Benefits of private sector investment in agriculture in eastern Africa

Farm Africa CEO, Nigel Harris, recently spoke at a prestigious New York gathering of global leaders entitled “Sustainable Food Systems”.

The event was organised by the Clinton Global Initiative (CGI), an organisation  established in 2005 by President Bill Clinton, 42nd President of the United States. The organisation’s mission, according to its website, is “to inspire, connect and empower a community of global leaders to forge solutions to the world’s most pressing challenges.”

Nigel used his address on “Sustainable Consumption” to an audience of leaders from the public and private sectors to focus attention on the positive impact the private sector can have on development when it provides investment and opportunity to smallholder farmers.

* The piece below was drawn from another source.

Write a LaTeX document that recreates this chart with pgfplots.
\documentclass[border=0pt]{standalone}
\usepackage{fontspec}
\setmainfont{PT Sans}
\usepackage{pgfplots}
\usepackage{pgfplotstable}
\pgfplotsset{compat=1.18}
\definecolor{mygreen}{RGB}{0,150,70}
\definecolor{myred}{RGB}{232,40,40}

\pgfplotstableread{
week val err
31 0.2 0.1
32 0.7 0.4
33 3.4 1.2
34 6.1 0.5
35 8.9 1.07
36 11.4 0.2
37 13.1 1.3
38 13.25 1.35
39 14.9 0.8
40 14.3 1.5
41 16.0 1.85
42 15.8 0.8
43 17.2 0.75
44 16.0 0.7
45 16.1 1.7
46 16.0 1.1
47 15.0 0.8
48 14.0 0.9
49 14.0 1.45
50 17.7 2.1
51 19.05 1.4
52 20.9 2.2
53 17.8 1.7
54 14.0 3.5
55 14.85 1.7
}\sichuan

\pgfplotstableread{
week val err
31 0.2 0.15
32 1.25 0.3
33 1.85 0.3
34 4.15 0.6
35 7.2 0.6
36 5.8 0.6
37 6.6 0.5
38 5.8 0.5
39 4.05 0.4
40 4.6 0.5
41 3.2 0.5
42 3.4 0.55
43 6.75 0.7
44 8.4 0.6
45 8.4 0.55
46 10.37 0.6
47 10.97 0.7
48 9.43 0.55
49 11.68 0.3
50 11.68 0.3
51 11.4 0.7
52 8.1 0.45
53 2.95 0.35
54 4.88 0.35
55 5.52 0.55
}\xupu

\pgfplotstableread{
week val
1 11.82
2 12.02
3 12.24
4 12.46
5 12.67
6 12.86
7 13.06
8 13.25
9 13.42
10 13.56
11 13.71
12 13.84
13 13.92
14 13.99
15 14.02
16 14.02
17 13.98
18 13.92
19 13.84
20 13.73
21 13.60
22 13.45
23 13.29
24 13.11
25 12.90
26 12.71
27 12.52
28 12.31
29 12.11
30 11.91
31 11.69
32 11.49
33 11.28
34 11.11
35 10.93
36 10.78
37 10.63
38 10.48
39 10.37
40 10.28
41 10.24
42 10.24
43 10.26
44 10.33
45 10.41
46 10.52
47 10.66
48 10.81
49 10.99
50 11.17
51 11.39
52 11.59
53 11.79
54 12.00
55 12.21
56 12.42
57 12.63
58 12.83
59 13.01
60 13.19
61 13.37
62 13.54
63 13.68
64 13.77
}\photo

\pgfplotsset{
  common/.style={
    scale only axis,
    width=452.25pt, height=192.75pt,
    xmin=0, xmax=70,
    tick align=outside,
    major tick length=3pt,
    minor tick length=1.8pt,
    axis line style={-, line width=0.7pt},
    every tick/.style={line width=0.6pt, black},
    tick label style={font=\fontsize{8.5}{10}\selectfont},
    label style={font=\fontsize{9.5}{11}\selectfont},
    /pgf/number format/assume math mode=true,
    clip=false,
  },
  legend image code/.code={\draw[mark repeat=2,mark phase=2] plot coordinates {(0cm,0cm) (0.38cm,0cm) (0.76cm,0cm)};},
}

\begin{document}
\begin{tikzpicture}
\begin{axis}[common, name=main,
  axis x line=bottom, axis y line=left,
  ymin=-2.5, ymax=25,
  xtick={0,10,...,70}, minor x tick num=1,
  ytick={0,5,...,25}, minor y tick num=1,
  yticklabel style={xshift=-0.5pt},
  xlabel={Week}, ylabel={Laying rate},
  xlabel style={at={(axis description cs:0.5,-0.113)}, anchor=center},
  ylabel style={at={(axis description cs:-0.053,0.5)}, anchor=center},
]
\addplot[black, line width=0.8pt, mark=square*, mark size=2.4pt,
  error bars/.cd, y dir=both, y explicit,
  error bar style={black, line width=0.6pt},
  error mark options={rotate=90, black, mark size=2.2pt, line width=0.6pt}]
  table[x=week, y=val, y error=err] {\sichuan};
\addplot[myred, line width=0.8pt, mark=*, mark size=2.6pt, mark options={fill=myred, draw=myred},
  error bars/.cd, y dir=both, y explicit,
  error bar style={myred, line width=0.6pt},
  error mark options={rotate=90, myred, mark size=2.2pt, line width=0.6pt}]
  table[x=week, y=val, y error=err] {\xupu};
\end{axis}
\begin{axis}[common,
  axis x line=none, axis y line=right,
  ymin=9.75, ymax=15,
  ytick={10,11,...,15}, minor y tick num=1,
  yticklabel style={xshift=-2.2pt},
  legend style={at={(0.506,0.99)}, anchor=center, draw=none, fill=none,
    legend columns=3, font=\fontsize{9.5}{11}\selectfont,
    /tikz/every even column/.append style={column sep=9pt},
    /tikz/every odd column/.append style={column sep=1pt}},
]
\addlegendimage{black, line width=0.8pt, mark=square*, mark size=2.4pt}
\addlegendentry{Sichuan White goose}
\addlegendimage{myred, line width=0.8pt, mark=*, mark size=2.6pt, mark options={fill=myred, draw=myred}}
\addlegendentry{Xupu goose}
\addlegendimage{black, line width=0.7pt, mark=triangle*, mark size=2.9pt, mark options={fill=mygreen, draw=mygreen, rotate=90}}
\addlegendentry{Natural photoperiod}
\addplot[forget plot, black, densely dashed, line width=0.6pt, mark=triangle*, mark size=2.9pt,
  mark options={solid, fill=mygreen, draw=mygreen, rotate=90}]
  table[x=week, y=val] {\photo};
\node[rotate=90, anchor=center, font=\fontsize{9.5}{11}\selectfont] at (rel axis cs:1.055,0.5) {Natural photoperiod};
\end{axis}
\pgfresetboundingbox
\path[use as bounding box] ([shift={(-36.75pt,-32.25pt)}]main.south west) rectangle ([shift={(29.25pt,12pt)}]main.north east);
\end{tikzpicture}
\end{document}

He started by observing that the vast majority of the world’s poor are smallholder farmers; and that if this is to change,  political, commercial and civil society leaders need to acknowledge that smallholder farmers represent an essential link within global food chains.

Nigel explained that greater private sector partnership with smallholders really could transform farmers’ lives, enabling them to move beyond subsistence-level farming and to become instead rural entrepreneurs, capable of building a prosperous rural Africa.

Farm Africa’s Cassava project in South Sudan in partnership with SAB Miller

To demonstrate just how beneficial working in partnership with smallholders can be for the private sector and government actors, Nigel pointed to an innovative project established by Farm Africa in South Sudan. The project is a partnership between four actors: the private sector (South African brewing multinational, SABMiller); government (South Sudan); civil society (Farm Africa); and, most crucially of all, local communities (smallholder cassava farmers).

This public, private, non-profit partnership is brewing beer from cassava. SAB Miller purchases the cassava from smallholders, extracts the starch which will be used to brew beer at SABMiller’s operation in Juba.

The partnership has transformed the smallholders’ cassava from mere susbsistence crop into a commercially viable cash crop: not all the cassava produced will be bought by SABMiller – farmers are able to sell surpluses in the local market as well. This is transforming the lives of small holders in South Sudan who are now generating long-term and sustainable income from cassava.

The additional income can be used by smallholders to develop their lives, and those of their families and communities, by being able to pay for educational and health expenses as well as re-investing in their farm businesses.

Nigel concluded by stressing to his audience that the smallholder farmers he has met in eastern Africa have the potential to be an essential part of sustainable global food supply chains. But for this to happen, the private sector needs to follow the example of companies like SAB Miller in providing investment and creating opportunity.

Also speaking at the briefing were: Martha Stewart, Founder of Martha Stewart Living Omnimedia; Stephan Habif, Vice-President R and D Operations North America, Unilever; and Jacques Diouf, Director General Food and Agriculture Organisation (FAO).